Technical Abstract: Oryza nivara is considered one of the wild progenitors of cultivated Asian rice (O. sativa). An O. nivara (IRGC104443) accession, previously identified as being moderately resistant to rice sheath blight disease, was used as the donor parent to develop an advanced backcross population with the U.S. rice (O. sativa) cultivar, LaGrue, as the recurrent parent. The population was genotyped with 210 DNA markers and a linkage map constructed that spanned 1488.9 cM. Sheath blight (ShB) disease was evaluated in both greenhouse and field conditions. Days to heading (DTHD), plant height (PTHT) and culm (angle) habit (CULMHAB) were recorded because they can confound sheath blight disease ratings under field conditions. Multiple interval mapping identified qShB9 as the ShB-QTL being the source of resistance and the resistance was attributed to the O. nivara allele.

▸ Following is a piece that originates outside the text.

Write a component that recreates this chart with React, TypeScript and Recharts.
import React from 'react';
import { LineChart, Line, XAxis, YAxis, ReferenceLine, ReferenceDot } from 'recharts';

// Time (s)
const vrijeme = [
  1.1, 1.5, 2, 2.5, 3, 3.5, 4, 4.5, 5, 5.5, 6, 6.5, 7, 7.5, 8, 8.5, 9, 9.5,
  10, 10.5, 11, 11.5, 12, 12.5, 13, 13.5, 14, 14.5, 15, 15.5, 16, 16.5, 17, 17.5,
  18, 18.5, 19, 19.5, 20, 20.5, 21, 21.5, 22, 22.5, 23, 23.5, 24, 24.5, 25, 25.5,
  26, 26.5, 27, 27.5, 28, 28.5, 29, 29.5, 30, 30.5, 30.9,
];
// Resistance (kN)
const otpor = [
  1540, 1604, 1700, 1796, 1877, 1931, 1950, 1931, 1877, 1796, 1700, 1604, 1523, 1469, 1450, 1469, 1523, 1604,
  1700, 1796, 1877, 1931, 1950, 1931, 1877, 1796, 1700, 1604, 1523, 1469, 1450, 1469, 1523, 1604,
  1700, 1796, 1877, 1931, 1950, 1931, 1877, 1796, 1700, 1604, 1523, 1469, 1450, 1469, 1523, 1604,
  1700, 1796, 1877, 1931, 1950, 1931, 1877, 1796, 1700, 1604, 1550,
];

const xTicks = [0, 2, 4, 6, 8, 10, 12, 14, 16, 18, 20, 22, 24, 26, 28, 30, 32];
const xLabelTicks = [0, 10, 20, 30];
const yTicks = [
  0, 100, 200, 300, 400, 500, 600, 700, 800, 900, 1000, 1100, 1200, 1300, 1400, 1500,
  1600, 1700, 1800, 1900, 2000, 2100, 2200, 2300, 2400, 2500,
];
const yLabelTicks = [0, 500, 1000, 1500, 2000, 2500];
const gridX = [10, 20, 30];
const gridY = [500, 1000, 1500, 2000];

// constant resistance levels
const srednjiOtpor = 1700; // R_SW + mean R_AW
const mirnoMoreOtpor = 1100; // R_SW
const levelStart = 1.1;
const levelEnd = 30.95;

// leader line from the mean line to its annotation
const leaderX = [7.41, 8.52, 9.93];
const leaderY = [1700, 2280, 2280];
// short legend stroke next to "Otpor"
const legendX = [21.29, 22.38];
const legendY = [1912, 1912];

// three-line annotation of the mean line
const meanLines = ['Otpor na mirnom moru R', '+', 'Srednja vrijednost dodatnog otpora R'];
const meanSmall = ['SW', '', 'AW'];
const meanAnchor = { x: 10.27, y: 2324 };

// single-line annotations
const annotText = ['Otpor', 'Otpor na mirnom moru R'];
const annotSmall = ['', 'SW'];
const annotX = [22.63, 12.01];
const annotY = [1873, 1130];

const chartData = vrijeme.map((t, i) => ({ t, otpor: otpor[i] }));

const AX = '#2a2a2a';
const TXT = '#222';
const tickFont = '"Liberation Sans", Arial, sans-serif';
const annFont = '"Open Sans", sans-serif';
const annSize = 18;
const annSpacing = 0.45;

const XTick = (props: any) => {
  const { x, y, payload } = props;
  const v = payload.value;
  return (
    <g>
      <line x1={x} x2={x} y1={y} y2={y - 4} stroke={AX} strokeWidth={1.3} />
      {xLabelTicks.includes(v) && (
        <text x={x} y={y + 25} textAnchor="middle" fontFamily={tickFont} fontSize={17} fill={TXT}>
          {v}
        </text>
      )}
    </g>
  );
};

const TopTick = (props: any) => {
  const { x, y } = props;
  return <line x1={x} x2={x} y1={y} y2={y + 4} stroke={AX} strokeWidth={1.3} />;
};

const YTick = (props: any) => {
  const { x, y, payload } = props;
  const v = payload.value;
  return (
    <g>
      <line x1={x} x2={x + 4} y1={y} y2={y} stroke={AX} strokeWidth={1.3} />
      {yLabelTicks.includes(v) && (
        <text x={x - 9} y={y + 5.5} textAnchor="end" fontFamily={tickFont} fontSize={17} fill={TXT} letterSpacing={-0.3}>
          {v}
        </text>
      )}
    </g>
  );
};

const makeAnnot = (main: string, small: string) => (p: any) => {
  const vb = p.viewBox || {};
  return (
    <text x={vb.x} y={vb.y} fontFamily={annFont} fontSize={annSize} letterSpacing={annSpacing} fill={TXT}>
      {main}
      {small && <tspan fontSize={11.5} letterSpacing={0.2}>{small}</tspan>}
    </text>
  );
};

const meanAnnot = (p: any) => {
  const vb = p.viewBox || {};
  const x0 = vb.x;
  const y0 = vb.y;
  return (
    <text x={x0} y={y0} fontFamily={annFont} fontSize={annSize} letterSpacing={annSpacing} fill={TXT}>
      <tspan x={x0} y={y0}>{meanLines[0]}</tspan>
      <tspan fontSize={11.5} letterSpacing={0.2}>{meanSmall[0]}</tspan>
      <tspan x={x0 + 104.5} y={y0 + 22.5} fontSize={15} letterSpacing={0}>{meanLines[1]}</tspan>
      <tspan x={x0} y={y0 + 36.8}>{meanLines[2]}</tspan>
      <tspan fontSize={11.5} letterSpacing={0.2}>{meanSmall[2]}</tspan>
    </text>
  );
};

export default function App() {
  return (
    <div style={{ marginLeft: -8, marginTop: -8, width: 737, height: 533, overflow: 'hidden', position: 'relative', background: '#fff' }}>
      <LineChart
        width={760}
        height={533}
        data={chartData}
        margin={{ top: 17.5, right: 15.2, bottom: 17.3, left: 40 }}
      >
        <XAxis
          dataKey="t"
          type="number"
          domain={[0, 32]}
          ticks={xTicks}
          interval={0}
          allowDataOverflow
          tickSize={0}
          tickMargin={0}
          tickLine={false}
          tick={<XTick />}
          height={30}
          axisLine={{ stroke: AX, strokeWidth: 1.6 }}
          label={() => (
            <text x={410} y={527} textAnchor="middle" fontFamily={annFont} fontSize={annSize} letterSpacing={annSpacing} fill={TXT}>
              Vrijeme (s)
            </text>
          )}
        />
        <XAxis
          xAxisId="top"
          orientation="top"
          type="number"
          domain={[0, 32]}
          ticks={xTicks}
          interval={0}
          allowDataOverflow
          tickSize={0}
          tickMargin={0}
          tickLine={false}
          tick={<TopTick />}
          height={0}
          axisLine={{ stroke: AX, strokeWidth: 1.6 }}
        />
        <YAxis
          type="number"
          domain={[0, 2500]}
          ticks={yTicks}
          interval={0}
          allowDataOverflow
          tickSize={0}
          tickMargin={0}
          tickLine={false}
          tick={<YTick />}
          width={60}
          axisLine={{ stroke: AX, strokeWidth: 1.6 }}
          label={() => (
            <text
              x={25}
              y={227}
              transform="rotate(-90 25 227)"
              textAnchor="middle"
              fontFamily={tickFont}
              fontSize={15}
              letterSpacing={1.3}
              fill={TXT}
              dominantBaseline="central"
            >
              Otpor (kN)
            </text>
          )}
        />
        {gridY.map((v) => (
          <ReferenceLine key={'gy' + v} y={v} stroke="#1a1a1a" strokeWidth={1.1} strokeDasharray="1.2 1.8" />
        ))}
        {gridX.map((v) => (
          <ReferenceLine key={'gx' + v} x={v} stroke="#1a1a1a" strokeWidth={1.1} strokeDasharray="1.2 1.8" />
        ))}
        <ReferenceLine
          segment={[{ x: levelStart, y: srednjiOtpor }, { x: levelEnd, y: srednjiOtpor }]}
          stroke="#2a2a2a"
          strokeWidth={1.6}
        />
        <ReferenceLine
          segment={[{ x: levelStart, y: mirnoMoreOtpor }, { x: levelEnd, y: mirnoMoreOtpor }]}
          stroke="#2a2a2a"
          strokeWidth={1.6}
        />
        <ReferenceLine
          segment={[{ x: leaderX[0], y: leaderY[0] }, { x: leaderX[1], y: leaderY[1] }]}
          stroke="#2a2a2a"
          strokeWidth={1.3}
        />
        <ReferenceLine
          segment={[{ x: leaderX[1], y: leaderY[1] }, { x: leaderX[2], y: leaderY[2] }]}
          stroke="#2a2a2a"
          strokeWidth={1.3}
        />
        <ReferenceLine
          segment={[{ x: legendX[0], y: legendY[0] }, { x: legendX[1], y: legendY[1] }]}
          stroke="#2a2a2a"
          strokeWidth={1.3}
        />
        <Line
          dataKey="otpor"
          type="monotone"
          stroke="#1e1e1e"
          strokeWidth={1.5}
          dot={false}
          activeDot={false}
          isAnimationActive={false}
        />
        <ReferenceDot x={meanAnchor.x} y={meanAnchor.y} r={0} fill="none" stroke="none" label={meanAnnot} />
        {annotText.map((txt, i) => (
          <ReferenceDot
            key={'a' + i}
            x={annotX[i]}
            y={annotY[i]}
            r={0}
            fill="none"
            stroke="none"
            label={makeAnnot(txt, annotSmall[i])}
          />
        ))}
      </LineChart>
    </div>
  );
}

The single CULMHAB QTL, qCULMHAB9, was also located in this region but had a different peak suggesting the more open tillering habit was most likely due to the tiller angle control-1 gene which was fine-mapped near the chromosome 9 sheath blight resistance in other O. sativa populations. The ShB QTL, qShB3-2, identified in the greenhouse study was not verified in field studies. None of the three DTHD QTL were colocalized with ShB QTL, while the single PTHT QTL was mapped to the region of the semi-dwarf-1 gene for short stature on chromosome 1. These results indicate that sheath blight resistance QTL can be selected that are independent of delayed heading and tall plant height ,the traits that are associated with disease escape but are undesirable in cultivated rice. Further studies will be undertaken to fine map the qShB9 region and identify linked markers for use in cultivar development.